● What to produce
Nothing in the data should change when you return it, but leave the pictures out.

--*--

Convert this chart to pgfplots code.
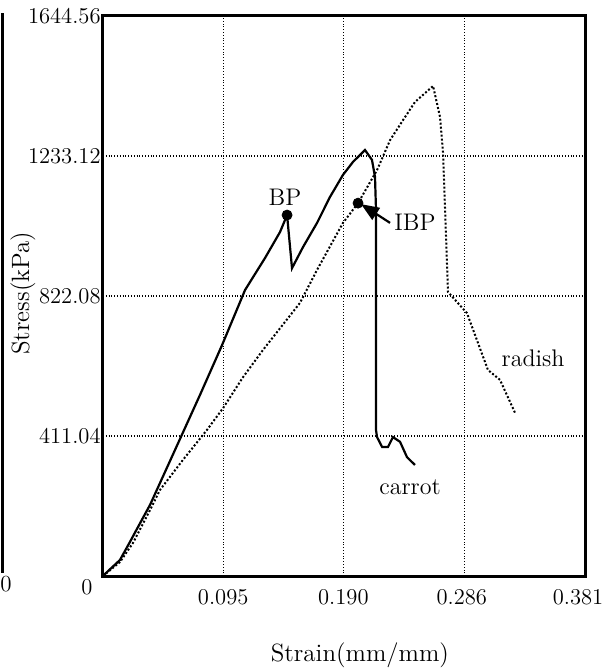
\documentclass[border=0pt]{standalone}
\usepackage{pgfplots}
\pgfplotsset{compat=1.18}
\usetikzlibrary{arrows.meta}
\begin{document}
\begin{tikzpicture}
\useasboundingbox (-51.5pt,-46pt) rectangle (255pt,288pt);
\draw[line width=1.5pt] (-50pt,1.5pt) -- (-50pt,281.5pt);
\node[font=\fontsize{11.5}{14}\selectfont] at (-48.5pt,-4pt) {0};
\begin{axis}[
  scale only axis, width=241pt, height=280pt,
  xmin=0, xmax=0.381, ymin=0, ymax=1644.56,
  axis line style={line width=1.5pt},
  xtick={0.095,0.190,0.286,0.381},
  xticklabels={0.095,0.190,\hspace*{-3pt}0.286,\hspace*{-7pt}0.381},
  ytick={0,411.04,822.08,1233.12,1644.56},
  yticklabels={,411.04,822.08,1233.12,1644.56},
  major tick length=0pt,
  grid=major,
  grid style={densely dotted, black, line width=0.6pt},
  tick label style={font=\fontsize{11.3}{14}\selectfont},
  xticklabel style={yshift=-3pt},
  yticklabel style={inner sep=1pt},
  xlabel={Strain(mm/mm)}, ylabel={Stress(kPa)},
  label style={font=\fontsize{12.5}{14}\selectfont},
  xlabel style={at={(axis description cs:0.533,-0.141)}, anchor=center},
  ylabel style={at={(axis description cs:-0.166,0.505)}, anchor=center},
  clip=false,
]
% carrot (solid)
\addplot[black, line width=1.1pt] coordinates {
(0,0) (0.0032,11.7) (0.0134,47) (0.0213,100) (0.0300,160) (0.0372,209) (0.0569,370)
(0.0767,532) (0.0941,678) (0.1123,840) (0.1281,934) (0.1399,1010)
(0.1455,1060) (0.1494,904) (0.1581,966) (0.1692,1037) (0.1794,1113)
(0.1897,1178) (0.1976,1216) (0.2071,1251) (0.2126,1222) (0.2150,1172)
(0.2158,1075) (0.2158,429) (0.2166,408) (0.2206,379) (0.2253,379)
(0.2292,408) (0.2348,394) (0.2403,349) (0.2466,326)
};
% radish (dotted)
\addplot[black, densely dotted, line width=1pt] coordinates {
(0,0) (0.0134,41) (0.0237,97) (0.0372,194) (0.0451,253) (0.0632,341)
(0.0822,429) (0.0949,493) (0.1107,584) (0.1265,664) (0.1557,802)
(0.1692,899) (0.1897,1037) (0.2016,1095) (0.2166,1192) (0.2269,1280)
(0.2372,1339) (0.2466,1392) (0.2609,1439) (0.2664,1348) (0.2688,1242)
(0.2727,834) (0.2877,772) (0.3043,605) (0.3138,576) (0.3257,479)
};
% BP and IBP points
\addplot[only marks, mark=*, mark size=2.5pt, black] coordinates {
(0.1455,1060) (0.2016,1095)
};
\draw[-{Triangle[length=9pt,width=7pt]}, line width=1.1pt]
  (axis cs:0.2269,1037) -- (axis cs:0.2040,1092);
\node[font=\fontsize{12}{14}\selectfont] at (axis cs:0.1439,1113) {BP};
\node[font=\fontsize{12}{14}\selectfont] at (axis cs:0.2466,1040) {IBP};
\node[font=\fontsize{12}{14}\selectfont] at (axis cs:0.3399,640) {radish};
\node[font=\fontsize{12}{14}\selectfont] at (axis cs:0.2427,261) {carrot};
\node[font=\fontsize{11.3}{14}\selectfont] at (axis cs:0,0) [xshift=-8pt,yshift=-5.5pt] {0};
\end{axis}
\end{tikzpicture}
\end{document}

--*--

● Correct output
Convert this chart to pgfplots code.
\documentclass[border=0pt]{standalone}
\usepackage{pgfplots}
\pgfplotsset{compat=1.18}
\usetikzlibrary{arrows.meta}
\begin{document}
\begin{tikzpicture}
\useasboundingbox (-51.5pt,-46pt) rectangle (255pt,288pt);
\draw[line width=1.5pt] (-50pt,1.5pt) -- (-50pt,281.5pt);
\node[font=\fontsize{11.5}{14}\selectfont] at (-48.5pt,-4pt) {0};
\begin{axis}[
  scale only axis, width=241pt, height=280pt,
  xmin=0, xmax=0.381, ymin=0, ymax=1644.56,
  axis line style={line width=1.5pt},
  xtick={0.095,0.190,0.286,0.381},
  xticklabels={0.095,0.190,\hspace*{-3pt}0.286,\hspace*{-7pt}0.381},
  ytick={0,411.04,822.08,1233.12,1644.56},
  yticklabels={,411.04,822.08,1233.12,1644.56},
  major tick length=0pt,
  grid=major,
  grid style={densely dotted, black, line width=0.6pt},
  tick label style={font=\fontsize{11.3}{14}\selectfont},
  xticklabel style={yshift=-3pt},
  yticklabel style={inner sep=1pt},
  xlabel={Strain(mm/mm)}, ylabel={Stress(kPa)},
  label style={font=\fontsize{12.5}{14}\selectfont},
  xlabel style={at={(axis description cs:0.533,-0.141)}, anchor=center},
  ylabel style={at={(axis description cs:-0.166,0.505)}, anchor=center},
  clip=false,
]
% carrot (solid)
\addplot[black, line width=1.1pt] coordinates {
(0,0) (0.0032,11.7) (0.0134,47) (0.0213,100) (0.0300,160) (0.0372,209) (0.0569,370)
(0.0767,532) (0.0941,678) (0.1123,840) (0.1281,934) (0.1399,1010)
(0.1455,1060) (0.1494,904) (0.1581,966) (0.1692,1037) (0.1794,1113)
(0.1897,1178) (0.1976,1216) (0.2071,1251) (0.2126,1222) (0.2150,1172)
(0.2158,1075) (0.2158,429) (0.2166,408) (0.2206,379) (0.2253,379)
(0.2292,408) (0.2348,394) (0.2403,349) (0.2466,326)
};
% radish (dotted)
\addplot[black, densely dotted, line width=1pt] coordinates {
(0,0) (0.0134,41) (0.0237,97) (0.0372,194) (0.0451,253) (0.0632,341)
(0.0822,429) (0.0949,493) (0.1107,584) (0.1265,664) (0.1557,802)
(0.1692,899) (0.1897,1037) (0.2016,1095) (0.2166,1192) (0.2269,1280)
(0.2372,1339) (0.2466,1392) (0.2609,1439) (0.2664,1348) (0.2688,1242)
(0.2727,834) (0.2877,772) (0.3043,605) (0.3138,576) (0.3257,479)
};
% BP and IBP points
\addplot[only marks, mark=*, mark size=2.5pt, black] coordinates {
(0.1455,1060) (0.2016,1095)
};
\draw[-{Triangle[length=9pt,width=7pt]}, line width=1.1pt]
  (axis cs:0.2269,1037) -- (axis cs:0.2040,1092);
\node[font=\fontsize{12}{14}\selectfont] at (axis cs:0.1439,1113) {BP};
\node[font=\fontsize{12}{14}\selectfont] at (axis cs:0.2466,1040) {IBP};
\node[font=\fontsize{12}{14}\selectfont] at (axis cs:0.3399,640) {radish};
\node[font=\fontsize{12}{14}\selectfont] at (axis cs:0.2427,261) {carrot};
\node[font=\fontsize{11.3}{14}\selectfont] at (axis cs:0,0) [xshift=-8pt,yshift=-5.5pt] {0};
\end{axis}
\end{tikzpicture}
\end{document}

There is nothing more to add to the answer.